Sayyid Syeed dari Kantor Masyarakat Islam Amerika Utara untuk Aliansi Antar-agama dan Komunitas meyakini bahwa komunitas-komunitas Muslim Eropa dapat membuat lompatan yang sama dengan komunitas-komunitas Muslim Amerika, meski hal itu tidak akan mudah.
"Muslim-muslim yang bermigrasi ke Eropa, mereka tidak pernah diterima dalam masyarakat sebagai setara, sebagai mitra, sebagai sesama warga negara. Mereka selalu berbicara bahwa mereka bagian dari tempat lain."
'Perjalanan Besar'
Syeed mengatakan jika komunitas Muslim Eropa semakin picik dan terbagi secara etnis, mereka akan lebih melihat negara-negara asal para pemimpin agama dan akan lebih sulit untuk menjangkau anak-anak muda bermasalah.

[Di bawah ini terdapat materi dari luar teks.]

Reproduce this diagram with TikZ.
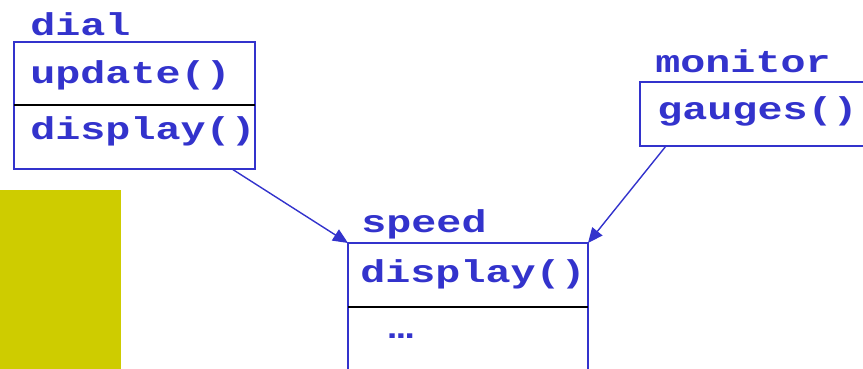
\documentclass[tikz,border=0pt]{standalone}
\usepackage{fontspec}
\newfontfamily\courfont[FakeStretch=1.32]{Liberation Mono}
\usetikzlibrary{arrows.meta}
\definecolor{umlblue}{RGB}{51,51,204}
\definecolor{olive}{RGB}{206,204,0}
\tikzset{
  lbl/.style={anchor=base west, inner sep=0pt, text=umlblue, font=\courfont\bfseries\fontsize{15.8}{19}\selectfont},
  classbox/.style={draw=umlblue, line width=1pt, fill=none, inner sep=0pt},
  divider/.style={draw=black, line width=1pt},
  assoc/.style={draw=umlblue, line width=0.7pt, -{Triangle[length=7.5pt,width=6.5pt]}}
}
\begin{document}
\begin{tikzpicture}[x=0.5pt,y=-0.5pt]
\useasboundingbox (0,0) rectangle (863,369);
% yellow block
\fill[olive] (0,190) rectangle (121,369);
% dial class
\node[classbox, minimum width=120.5pt, minimum height=63.5pt] (dialbox) at (134.5,105.5) {};
\draw[divider] (14,105) -- (255,105);
\node[lbl] (dialname) at (30,36) {dial};
\node[lbl] (dialupd) at (30,84) {update()};
\node[lbl] (dialdisp) at (30,140) {display()};
% speed class
\draw[classbox] (348,380) -- (348,243) coordinate (spNW) -- (588,243) coordinate (spNE) -- (588,380);
\draw[divider] (348,307) -- (588,307);
\node[lbl] (speedname) at (361,233) {speed};
\node[lbl] (speeddisp) at (360,283) {display()};
\node[lbl] (speeddots) at (388,338) {…};
% monitor class
\draw[classbox] (866,82) -- (640,82) -- (640,146) -- (866,146);
\coordinate (monBot) at (666,146);
\node[lbl] (monname) at (655,73) {monitor};
\node[lbl] (mongauge) at (657,120) {gauges()};
% connectors
\coordinate (dialBot) at (232,169);
\draw[assoc] (dialBot) -- (spNW);
\draw[assoc] (monBot) -- (spNE);
\end{tikzpicture}
\end{document}
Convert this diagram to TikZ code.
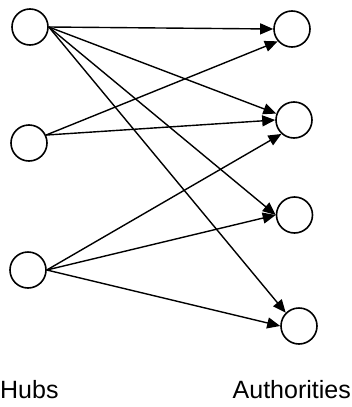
\documentclass[tikz,border=0pt]{standalone}
\usepackage{fontspec}
\setmainfont{Liberation Sans}
\usetikzlibrary{arrows.meta}
\begin{document}
\begin{tikzpicture}[x=1pt,y=-1pt,
  vert/.style={circle,draw,line width=1.6pt,minimum size=36pt,inner sep=0pt},
  link/.style={line width=1.4pt,-{Triangle[length=13pt,width=11pt]}},
  lbl/.style={font=\fontsize{25}{30}\selectfont,inner sep=0pt}]
\useasboundingbox (0,0) rectangle (351,407);
\node[vert] (h1) at (30,27) {};
\node[vert] (h2) at (29,143) {};
\node[vert] (h3) at (28,270) {};
\node[vert] (a1) at (292,29) {};
\node[vert] (a2) at (294,120) {};
\node[vert] (a3) at (294.5,215) {};
\node[vert] (a4) at (299,326) {};
\draw[link] (h1.east) -- (a1.west);
\draw[link] (h1.east) -- (a2.160);
\draw[link] (h1.east) -- (a3.west);
\draw[link] (h1.east) -- (a4.135);
\draw[link] (h2.25) -- (a1.221);
\draw[link] (h2.25) -- (a2.west);
\draw[link] (h3.east) -- (a2.228);
\draw[link] (h3.east) -- (a3.west);
\draw[link] (h3.east) -- (a4.west);
\node[lbl,anchor=base west] (hubs) at (0,398) {Hubs};
\node[lbl,anchor=base east] (auth) at (351,398) {Authorities};
\end{tikzpicture}
\end{document}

"Saat ini kita memiliki imam-imam, pemimpin kelahiran Amerika. Secara perlahan dan sedikit demi sedikit kita dapat menggantikan imam-imam terdahulu yang tidak dapat berbicara dengan remaja, istri-istri kita, yang tidak dapat membantu kita berintegrasi dengan masyarakat lainnya, yang tidak memiliki pengalaman seperti itu. Ini perjalanan besar yang telah kita tempuh," ujarnya.
Untuk sampai ke kondisi yang sama, baik Syeed dan Pemberton yakin komunitas Muslim Eropa akan memerlukan bantuan dari pemerintah-pemerintah Eropa untuk mengatasi diskriminasi dan kurangnya peluang ekonomi. Namun Pemberton tidak optimis.
"Saya melihat yang sebaliknya terjadi. pemerintah Perancis telah meningkatkan kebijakannya atas komunitas Muslim. Ada demonstrasi anti-Muslim di berbagai negara di Eropa, termasuk Perancis dan Jerman," ujarnya.